New rubber material's impact resistance surpasses that of glass-fiber reinforced plastic

Thermoplastic elastomers (TPEs—sometimes called thermoplastic rubbers) are a chemically-bonded combination of multiple polymers ("copolymer")—typically a plastic and a rubber—that have both thermoplastic and elastomeric properties. The thermoplastic property is useful in injection molding, while the elastomeric property gives the object the ability to stretch and return to nearly its original shape. These materials are ubiquitous, for example, in the interiors and exteriors of vehicles. The best-known TPEs include "styrenic block polymers", which contain molecular blocks of polystyrene, which is hard, and polydiene, which is rubbery. Two important examples are polystyrene-b-polyisoprene-b-polystyrene (SIS) and polystyrene-b-polybutadiene-b- polystyrene (SBS). Styrenic block polymers were developed by the Shell Chemical Company in the 1960s and have since been further developed by many researchers in both academia and industry. While the annual global market for styrenic block polymer-based TPEs is worth several billion dollars, elastomers with enhanced mechanical properties, especially toughness, also remain in great demand.

To improve the mechanical properties of styrenic block polymers, Nagoya University and the Zeon Corporation recently reported industry-friendly synthesis of chemically modified SIS such as hydrogen-bonded SIS (h-SIS) and "ionically functionalized SIS" (i-SIS)—which is SIS with positive ions such as sodium bonded in it. The "cation" has one (monovalent) electron removed from the outer shell. Preliminary measurements showed that i-SIS has an extremely high tensile toughness of 480 MJ/m³, which is the highest value of any known thermoplastic rubber material as far as we know.

Although a preliminary tensile test is useful for investigating the common mechanical properties of materials, it does not reveal all of the mechanical features of the materials, particularly impact resistance that is crucially important in practical applications. Moreover, measuring the impact resistance is also important for understanding the mechanism by which desirable mechanical properties arise in the material, and therefore how they can be achieved.

This study by Nagoya University and the Zeon Corporation is the first to evaluate the impact resistance of the new elastomeric materials based on i-SIS, and compare them to the impact resistance of a typical high-strength material based on glass-fiber-reinforced plastic (GFRP), which has a tensile strength of 330 MPa. Drop weight impact tests demonstrated that i-SIS with monovalent or divalent cations is 3 or 4 times more impact resistant than chemically-unmodified SIS; moreover, i-SIS with divalent cations is found to be 1.2 times more impact resistant than typical high-strength GFRP. In total, i-SIS, especially with divalent ions, was found to be highly impact resistant, even though inorganic fillers—a typical additive for hardening polymers—are not incorporated into the polymer and the molecular structure of the polymer is not chemically cross-linked.

Automobile and other vehicle manufacturers are continually searching for lighter materials that are also resistant to damage.
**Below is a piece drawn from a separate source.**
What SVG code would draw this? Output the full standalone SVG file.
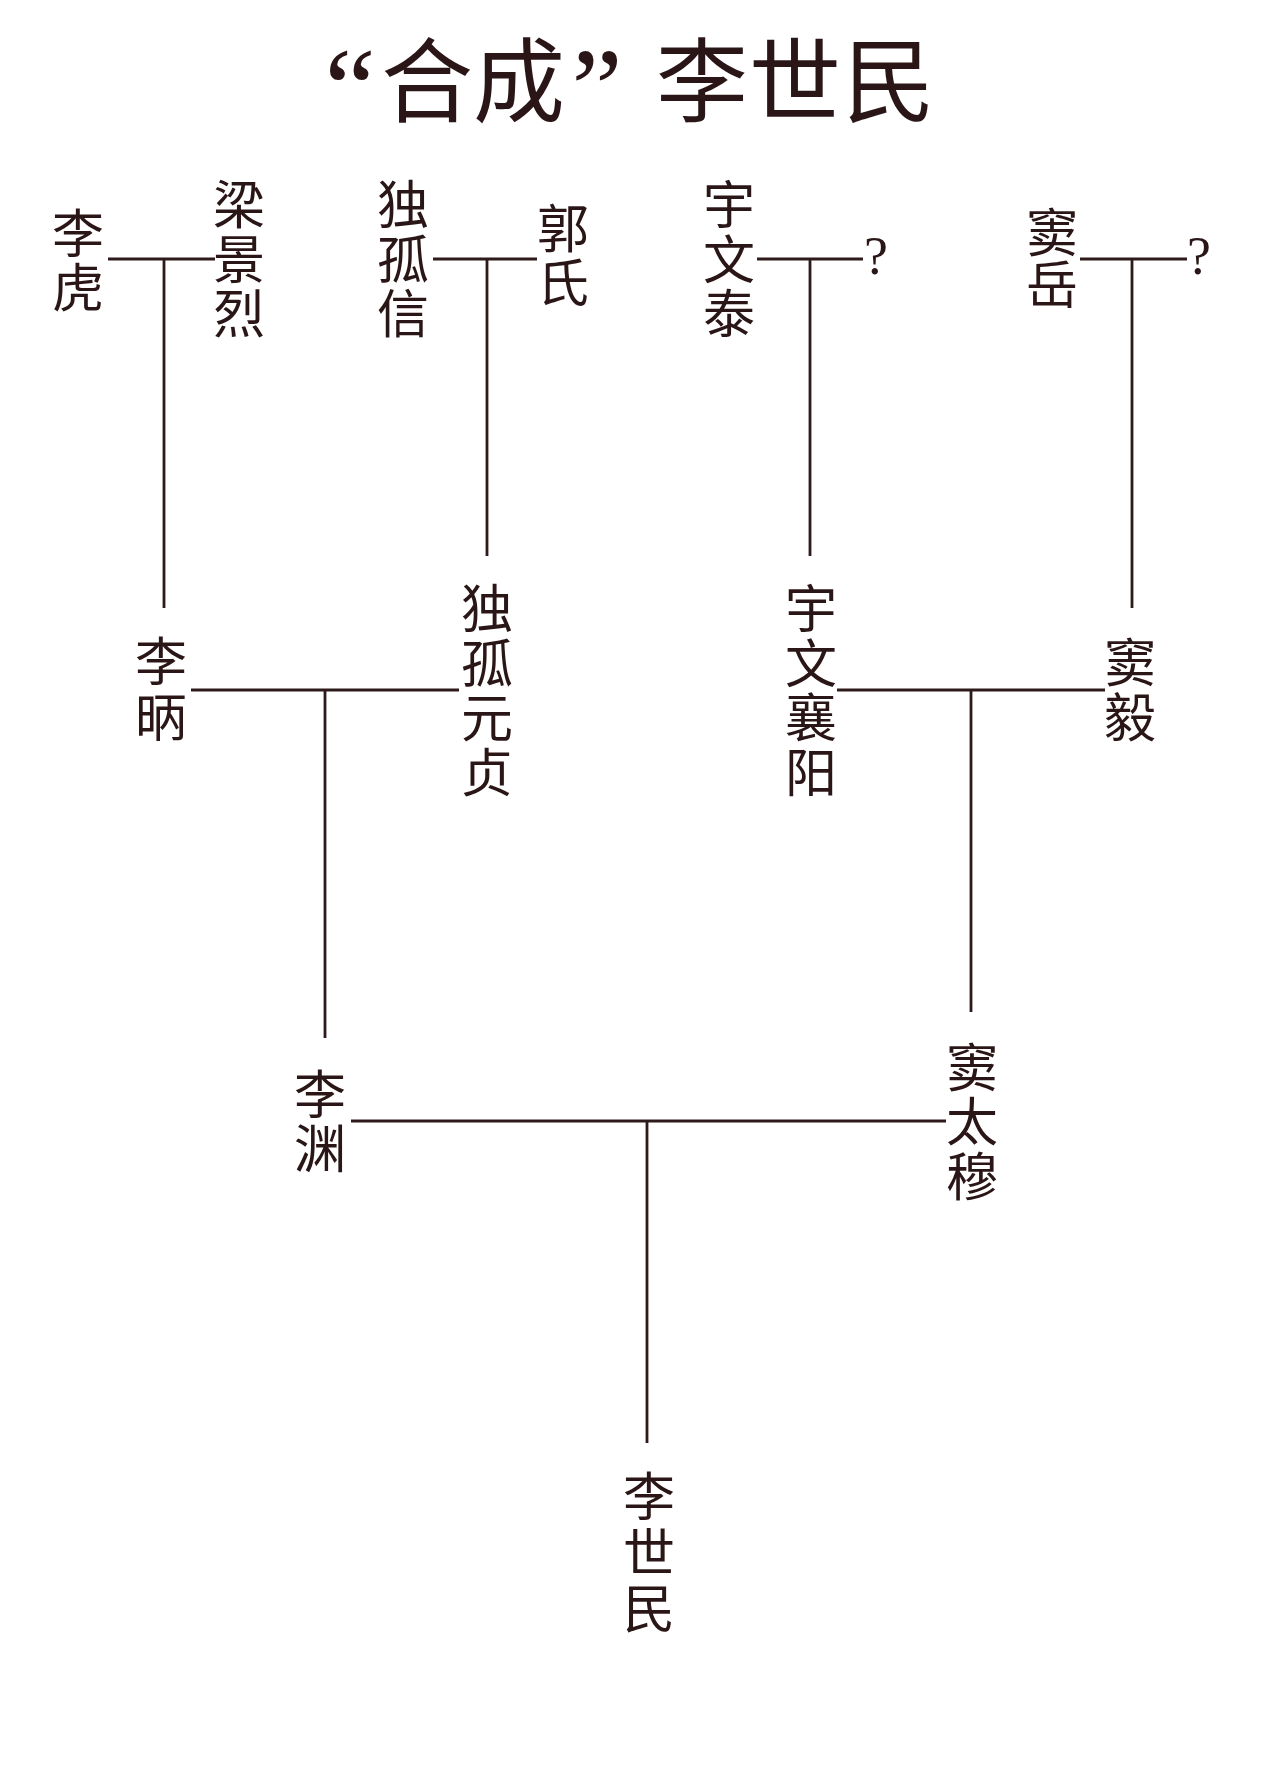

Since i-SIS can be synthesized on an industrial scale, it has a great potential to become a next-generation elastomeric material for use not only in interior and exterior automobile parts, but also for automobile bodies, and even the outer panels of automobiles, trains, and other vehicles that require structural materials with high impact resistance as well as ease of manufacture. These research achievements will also contribute to the development of lightweight vehicles and the establishment of a carbon-free society.

The paper was published in ACS Omega.